To simplify the process, think of the progression of a meal and how it is ordered to show each course at its best. The two guidelines in particular that will help you are: light before full and young before old.
Youthful, fresh cheeses would pair nicely with a crisp, vibrant wine with good acidity, either white or red. Consider Chenin blanc, Pinot Gris/Pinot Grigio, Riesling, Sauvignon Blanc, white Bordeaux and other similarly-styled whites.
Bloom (often called “Bloomy”) Rind Cheeses—those with soft rinds, such as Brie—work with rich whites such as Champagne, Chardonnay, Pinot Gris, Marsanne/Roussanne and fruity reds; Grenache/Garnacha, Pinot Noir and Gamay/Beaujolais.
Washed rind cheeses, including Taleggio, Epoisses, and others washed in brine (salt water), would pair well with the fullest whites and rich reds. They also compliment sweeter whites.

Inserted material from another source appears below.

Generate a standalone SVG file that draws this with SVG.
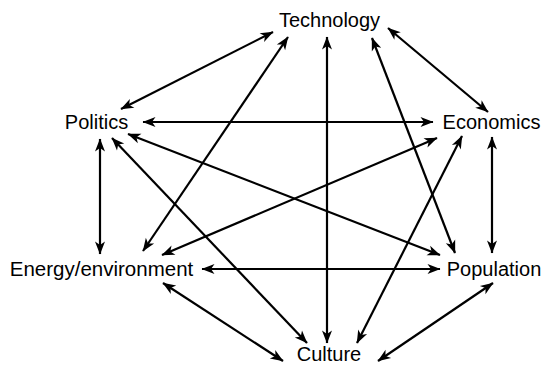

Serve creamy cheeses with richer sparklers and fuller white wines. Firm and harder cheeses would pair with a bold red wine.
More mature semi-hard cheeses are delightful with full-bodied whites and medium to full bodied reds. The firmer cheeses need a bolder wine to stand up to their concentrated flavors.
Hard cheeses are aged to remove their water. Rich and intense reds will pair well with these flavorful cheeses.
Bleu cheeses are rich in aroma and flavor. They pair well with dessert wines and flavorful reds with balanced tannins.
Wine and cheese pairing tips:
Pair similar characteristics in both wine and cheese.
Champagnes and rich sparkling wines pair well with double and triple crèmes.
If in doubt, Riesling is an extremely flexible wine to pair with a diverse selection of cheeses.
Consider marrying wine and cheese combinations from the same country and region, remembering the pairing basics.
Fruity whites and reds pair best with cheeses. Salt helps accentuates the wine’s fruit.
Oaky and highly tannic reds become more astringent with an abundant salt and umami (savory) character in many cheeses.
Salty and blue cheeses pair well with many dessert wines (the saltier the cheese the sweeter the wine).
A top-quality cheesemonger that deals in wine and cheese is a good pairing resource.
Extremely ripe or aged cheeses can be a challenge to any wine, especially if they are ammoniated (overripe to the point of developing an ammonia smell).
If in doubt, try the combination before serving. A cheese’s minor acidity and sweetness variations can make or break a pairing.
Champagnes and sparkling wines with rich, buttery, creamy cheeses.
Sauvignon Blanc and goat cheeses (Chevres).
Porto, Madiera and Sauternes/botrytised wines with Bleu and Stilton Cheeses.